Renewable hydrogen production by aqueous phase reforming of
oxygenated biomass over hydrotalcite derived Ni/Mg/Al catalysts

Abstract

The conversion, selectivity for hydrogen, and stability of different Ni based hydrotalcite derived catalysts were studied in aqueous phase reforming of ethylene glycol and phenol and were benchmarked against Ni/γ-Al2O3 and commercial 5 wt.% Pt/C and 5 wt.% Pd/C. Hydrotalcite catalysts were given a nomenclature as aNib, were ‘a’ is M2+/M3+ ratio and ‘b’ is Ni loading. The highest conversion obtained was for 3Ni20 catalyst giving a mass activity of 24.4 mmol of substrate per g of catalyst (38% conversion), which was similar to the mass activity of commercial 5 wt.% Pt/C and 5 wt.% Pd/C catalyst.

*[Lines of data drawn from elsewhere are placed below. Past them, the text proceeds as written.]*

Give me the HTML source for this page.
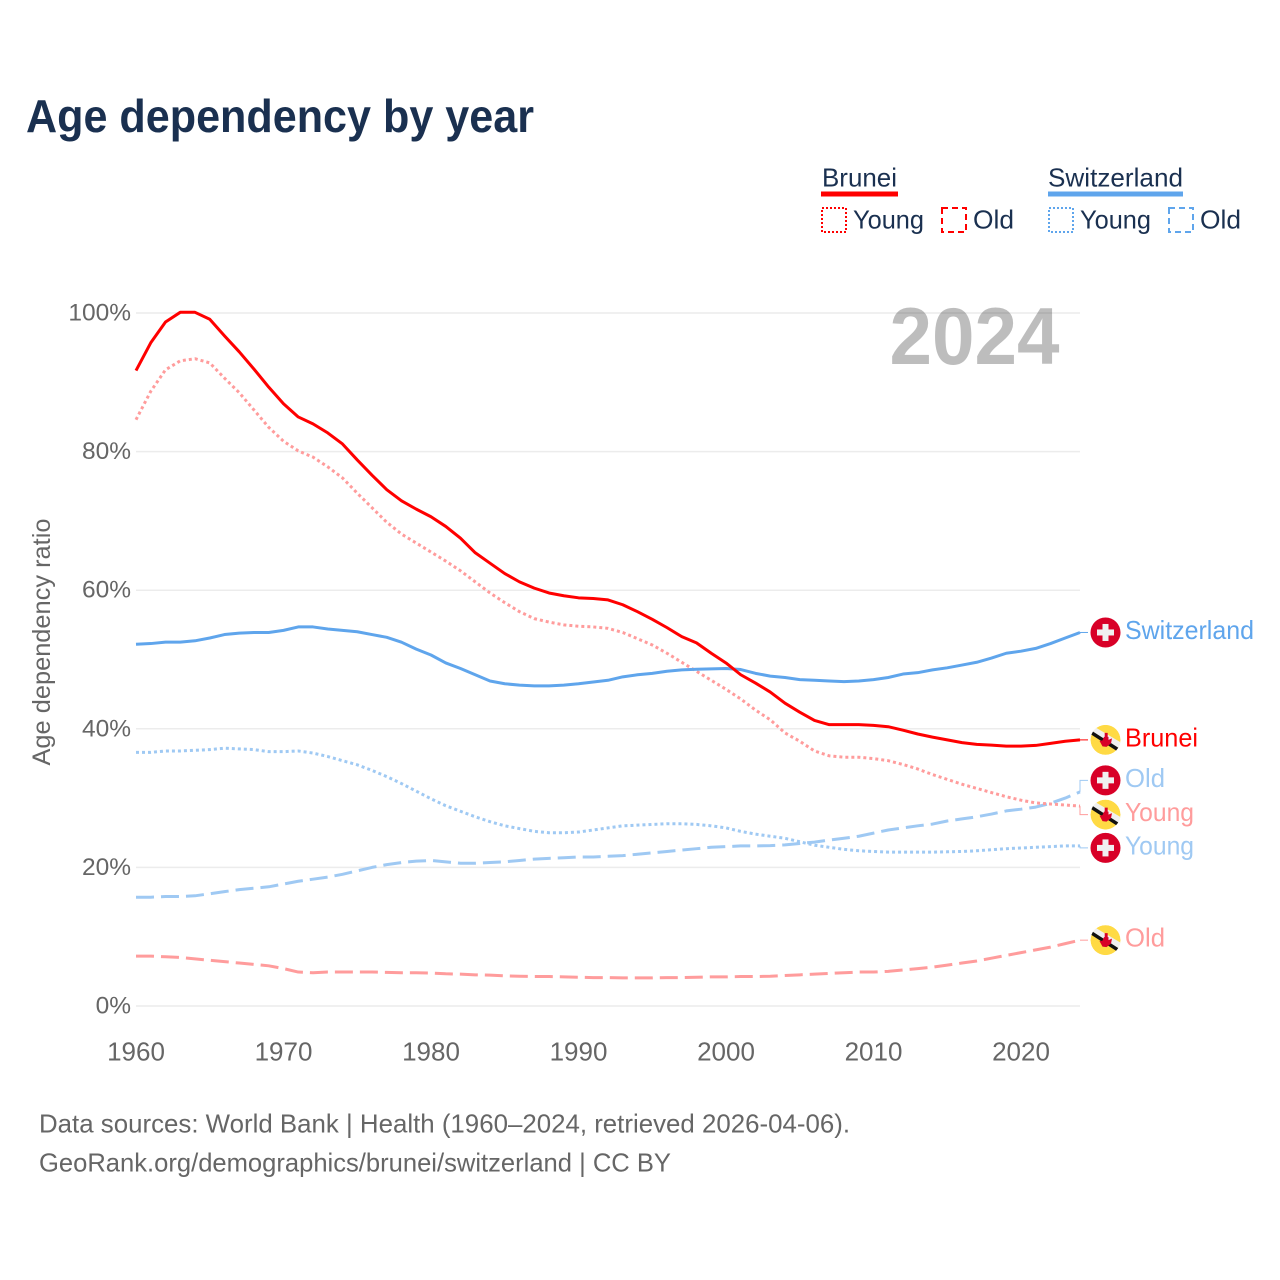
<!DOCTYPE html>
<html lang="en">
<head>
<meta charset="utf-8">
<title>Age dependency by year</title>
<style>
html,body{margin:0;padding:0;background:#fff}
svg{display:block}
text{font-family:"Liberation Sans",sans-serif}
</style>
</head>
<body>
<svg id="chart" width="1280" height="1280" viewBox="0 0 1280 1280" xmlns="http://www.w3.org/2000/svg">
  <defs>
    <clipPath id="flag-clip"><circle cx="0" cy="0" r="15"></circle></clipPath>
    <g id="flag-ch">
      <circle cx="0" cy="0" r="15" fill="#d80027"></circle>
      <rect x="-3" y="-8.5" width="6" height="17" fill="#f0f0f0"></rect>
      <rect x="-8.5" y="-3" width="17" height="6" fill="#f0f0f0"></rect>
    </g>
    <g id="flag-bn">
      <g clip-path="url(#flag-clip)">
        <circle cx="0" cy="0" r="15" fill="#ffda44"></circle>
        <line x1="-16" y1="-12.5" x2="16" y2="6.5" stroke="#f0f0f0" stroke-width="6"></line>
        <line x1="-16" y1="-8.5" x2="16" y2="12" stroke="#111" stroke-width="3.5"></line>
      </g>
      <path d="M-0.8,-7 H2.2 V-3 H3 V0 L6.5,-1.5 L5.5,3.5 L1,7 L-3,6.5 L-6,1 L-3,0.5 L-1.5,-3 H-0.8 Z" fill="#d80027"></path>
    </g>
  </defs>

  <text x="26" y="132" font-size="46" font-weight="700" fill="#1a3050" textLength="508" lengthAdjust="spacingAndGlyphs">Age dependency by year</text>

  <g>
    <text x="822" y="186.5" font-size="26" fill="#1a3050" textLength="75" lengthAdjust="spacingAndGlyphs">Brunei</text>
    <rect x="821" y="191.5" width="77" height="5" fill="#ff0000"></rect>
    <rect x="822" y="208" width="24" height="24" fill="none" stroke="#ff0000" stroke-width="2" stroke-dasharray="2 2"></rect>
    <text x="853" y="228.5" font-size="26" fill="#1a3050" textLength="71" lengthAdjust="spacingAndGlyphs">Young</text>
    <rect x="942" y="208" width="24" height="24" fill="none" stroke="#ff0000" stroke-width="2" stroke-dasharray="6 4"></rect>
    <text x="973" y="228.5" font-size="26" fill="#1a3050" textLength="41" lengthAdjust="spacingAndGlyphs">Old</text>

    <text x="1048" y="186.5" font-size="26" fill="#1a3050" textLength="135" lengthAdjust="spacingAndGlyphs">Switzerland</text>
    <rect x="1048" y="191.5" width="135" height="5" fill="#5fa5ec"></rect>
    <rect x="1049" y="208" width="24" height="24" fill="none" stroke="#5fa5ec" stroke-width="2" stroke-dasharray="2 2"></rect>
    <text x="1080" y="228.5" font-size="26" fill="#1a3050" textLength="71" lengthAdjust="spacingAndGlyphs">Young</text>
    <rect x="1169" y="208" width="24" height="24" fill="none" stroke="#5fa5ec" stroke-width="2" stroke-dasharray="6 4"></rect>
    <text x="1200" y="228.5" font-size="26" fill="#1a3050" textLength="41" lengthAdjust="spacingAndGlyphs">Old</text>
  </g>

  <g id="grid"></g>
  <text x="889.5" y="364" font-size="81" font-weight="700" fill="#000000" fill-opacity="0.26" textLength="170" lengthAdjust="spacingAndGlyphs">2024</text>
  <g id="y-ticks"></g>
  <g id="x-ticks"></g>
  <text transform="translate(50,642) rotate(-90)" text-anchor="middle" font-size="25" fill="#666666" textLength="247" lengthAdjust="spacingAndGlyphs">Age dependency ratio</text>
  <g id="series"></g>
  <g id="end-labels"></g>

  <text x="39" y="1132.5" font-size="26" fill="#666666" textLength="811" lengthAdjust="spacingAndGlyphs">Data sources: World Bank | Health (1960–2024, retrieved 2026-04-06).</text>
  <text x="39" y="1171.5" font-size="26" fill="#666666" textLength="632" lengthAdjust="spacingAndGlyphs">GeoRank.org/demographics/brunei/switzerland | CC BY</text>
</svg>
<script>
const years = [1960,1961,1962,1963,1964,1965,1966,1967,1968,1969,
  1970,1971,1972,1973,1974,1975,1976,1977,1978,1979,
  1980,1981,1982,1983,1984,1985,1986,1987,1988,1989,
  1990,1991,1992,1993,1994,1995,1996,1997,1998,1999,
  2000,2001,2002,2003,2004,2005,2006,2007,2008,2009,
  2010,2011,2012,2013,2014,2015,2016,2017,2018,2019,
  2020,2021,2022,2023,2024];
const bruneiTotal = [91.7,95.7,98.7,100.1,100.1,99.1,96.7,94.4,91.9,89.3,
  86.9,85,84,82.7,81.1,78.8,76.6,74.5,72.9,71.7,
  70.6,69.2,67.5,65.4,63.9,62.4,61.2,60.3,59.6,59.2,
  58.9,58.8,58.6,57.9,56.9,55.8,54.6,53.3,52.4,50.9,
  49.5,47.8,46.6,45.3,43.7,42.4,41.2,40.6,40.6,40.6,
  40.5,40.3,39.8,39.25,38.8,38.4,38,37.75,37.65,37.5,
  37.5,37.6,37.9,38.2,38.4];
const bruneiYoung = [84.6,88.7,91.8,93.1,93.4,92.8,90.6,88.5,86,83.5,
  81.5,80.1,79.2,77.8,76.2,74,71.9,69.8,68.1,66.8,
  65.5,64.2,62.8,61.2,59.6,58.2,56.9,55.9,55.4,55,
  54.8,54.7,54.5,53.9,53,52.1,50.9,49.6,48.3,47,
  45.7,44.3,42.7,41.3,39.4,38.2,36.8,36.1,35.9,35.9,
  35.7,35.4,34.85,34.2,33.4,32.7,32,31.4,30.8,30.2,
  29.7,29.3,29.15,29,28.85];
const bruneiOld = [7.2,7.2,7.1,7,6.8,6.6,6.4,6.2,6,5.8,
  5.4,4.9,4.8,4.9,4.9,4.9,4.9,4.85,4.8,4.8,
  4.75,4.65,4.6,4.5,4.45,4.35,4.3,4.25,4.25,4.2,
  4.15,4.1,4.1,4.05,4.05,4.05,4.1,4.1,4.15,4.2,
  4.2,4.25,4.25,4.3,4.4,4.5,4.6,4.7,4.8,4.9,
  4.9,5,5.2,5.4,5.6,5.9,6.2,6.5,6.9,7.3,
  7.7,8.1,8.5,9,9.5];
const swissTotal = [52.2,52.3,52.5,52.5,52.7,53.1,53.6,53.8,53.9,53.9,
  54.2,54.7,54.7,54.4,54.2,54,53.6,53.2,52.5,51.5,
  50.65,49.5,48.7,47.8,46.9,46.5,46.3,46.2,46.2,46.3,
  46.5,46.75,47,47.5,47.8,48,48.3,48.5,48.6,48.65,
  48.7,48.55,48,47.6,47.4,47.1,47,46.9,46.8,46.9,
  47.1,47.4,47.9,48.1,48.5,48.8,49.2,49.6,50.2,50.9,
  51.2,51.6,52.3,53.1,53.9];
const swissYoung = [36.6,36.6,36.8,36.8,36.9,37,37.2,37.1,37,36.7,
  36.7,36.8,36.5,36,35.4,34.8,34,33.1,32.1,31,
  29.9,28.9,28.1,27.3,26.6,26,25.6,25.2,25,25,
  25.1,25.4,25.7,26,26.1,26.2,26.3,26.3,26.2,26,
  25.7,25.2,24.8,24.5,24.2,23.7,23.2,22.9,22.6,22.4,
  22.3,22.2,22.2,22.2,22.2,22.25,22.3,22.4,22.55,22.7,
  22.8,22.9,23,23.1,23.1];
const swissOld = [15.7,15.7,15.8,15.8,15.9,16.2,16.5,16.8,17,17.2,
  17.6,18,18.3,18.6,19,19.5,20,20.4,20.7,20.9,
  21,20.8,20.6,20.6,20.7,20.8,21,21.2,21.3,21.4,
  21.5,21.5,21.6,21.7,21.9,22.1,22.3,22.5,22.7,22.9,
  23,23.1,23.1,23.15,23.25,23.45,23.65,23.95,24.2,24.5,
  24.95,25.4,25.7,26,26.25,26.7,27,27.3,27.7,28.15,
  28.4,28.7,29.25,30,30.9];
const yTickValues = [0,20,40,60,80,100];
const yTickLabels = ["0%","20%","40%","60%","80%","100%"];
const xTickValues = [1960,1970,1980,1990,2000,2010,2020];

const NS = "http://www.w3.org/2000/svg";
function xScale(year){ return 136 + (year - 1960) * (1080 - 136) / 64; }
function yScale(v){ return 1006 - v * (1006 - 313) / 100; }
function make(tag, attrs, parent){
  const el = document.createElementNS(NS, tag);
  for (const k in attrs) el.setAttribute(k, attrs[k]);
  parent.appendChild(el);
  return el;
}

const gridGroup = document.getElementById("grid");
const yTickGroup = document.getElementById("y-ticks");
yTickValues.forEach(function(v, i){
  const line = make("line", {x1:136, x2:1080, y1:yScale(v), y2:yScale(v), stroke:"#ececec", "stroke-width":1.5}, gridGroup);
  
  
  const label = make("text", {x:131, y:yScale(v)+7.5, "text-anchor":"end", "font-size":24.5, fill:"#666666"}, yTickGroup);
  
  
  label.textContent = yTickLabels[i];
});

const xTickGroup = document.getElementById("x-ticks");
xTickValues.forEach(function(y){
  const label = make("text", {x:xScale(y), y:1060.5, "text-anchor":"middle", "font-size":26, fill:"#666666"}, xTickGroup);
  
  
  label.textContent = y;
});

const seriesGroup = document.getElementById("series");
const labelGroup = document.getElementById("end-labels");

function drawSeries(name, values, color, dash, text, textWidth, flag, labelShift){
  const pts = values.map(function(v, i){ return xScale(years[i]).toFixed(2) + "," + yScale(v).toFixed(2); }).join(" ");
  const attrs = {points:pts, fill:"none", stroke:color, "stroke-width":3, "stroke-linejoin":"round"};
  if (dash) attrs["stroke-dasharray"] = dash;
  const line = make("polyline", attrs, seriesGroup);
  
  

  const endY = yScale(values[values.length - 1]);
  const labelY = endY + labelShift;
  const connector = make("path", {d:"M1080 " + endY.toFixed(2) + " V" + labelY.toFixed(2) + " H1088", fill:"none", stroke:color, "stroke-width":1}, labelGroup);
  
  

  const icon = make("use", {href:"#" + flag, transform:"translate(1105.5," + labelY.toFixed(2) + ")"}, labelGroup);
  
  

  const label = make("text", {x:1125, y:(labelY + 6.5).toFixed(2), "font-size":26, fill:color, textLength:textWidth, lengthAdjust:"spacingAndGlyphs"}, labelGroup);
  
  
  label.textContent = text;
}

drawSeries("switzerland-old", swissOld, "#9fc9f3", "18 7", "Old", 40, "flag-ch", -11.5);
drawSeries("brunei-old", bruneiOld, "#ff9c9c", "18 7", "Old", 40, "flag-bn", 0);
drawSeries("switzerland-young", swissYoung, "#9fc9f3", "3 3", "Young", 69, "flag-ch", 2);
drawSeries("brunei-young", bruneiYoung, "#ff9c9c", "3 3", "Young", 69, "flag-bn", 8.5);
drawSeries("switzerland-total", swissTotal, "#5fa5ec", "", "Switzerland", 129, "flag-ch", 0);
drawSeries("brunei-total", bruneiTotal, "#ff0000", "", "Brunei", 73, "flag-bn", 0);
</script>
</body>
</html>
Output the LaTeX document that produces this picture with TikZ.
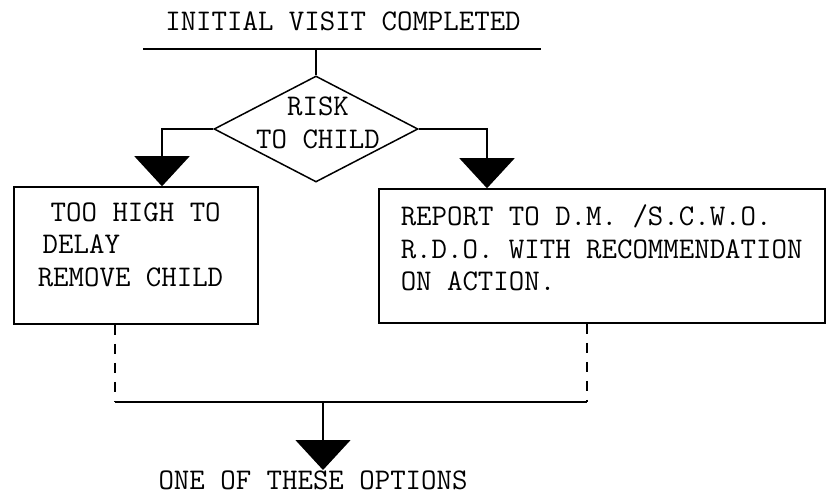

However, selectivity for hydrogen of commercial catalysts was at least 1.5 times more than 3Ni20. The highest selectivity for hydrogen for hydrotalcite derived catalyst was obtained with 8Ni15 catalyst, which was similar to the selectivity obtained by Pt/C, however, mass activity of 8Ni15 was only 11.5 mmol of substrate per g of catalyst. With an increase in Ni loading in Ni-hydrotalcite derived catalysts (keeping the M2+/M3+ ratio constant) conversion of ethylene glycol increased (3Ni5 < 3Ni10 < 3Ni15 < 3Ni20) but the selectivity towards hydrogen decreased (3Ni5 > 3Ni10 > 3Ni15 > 3Ni20). With an increase in M2+/3+ ratio (keeping Ni loading constant) conversion of ethylene glycol decreased (2Ni15 > 3Ni15 > 6Ni15 > 8Ni15) but the selectivity to hydrogen increased (2Ni15 < 3Ni15 < 6Ni15 < 8Ni15). Monometallic Ni/γ-Al2O3 demonstrated poorer selectivity compared to all hydrotalcite derived catalysts. Post reaction pXrd patterns showed that the hydrotalcite structure was changed to a spinel structure (in case of hydrotalcite derived catalysts) and boehmite in case of Ni/γ-Al2O3. Ni leaching was lower in hydrotalcite derived catalysts as compared to monometallic Ni/γ-Al2O3, except for sample 8Ni15, indicating that higher Mg content can negatively affect catalyst stability. Spent 2Ni15, 3Ni20 and Pd/C were re-tested in APR of ethylene glycol. For hydrotalcite derived catalysts, conversion dropped by 50% as compared to fresh catalyst while conversion remained almost same in Pd/C. Selectivity for hydrogen of spent and fresh catalysts were almost same. The major reason for deactivation was leaching of Ni. With the increase in reduction temperature, conversion increased but the selectivity dropped. In case of aqueous phase reforming of phenol, no conversion of phenol was observed with any catalyst and consequently, no hydrogen was produced, in contrast to literature reports.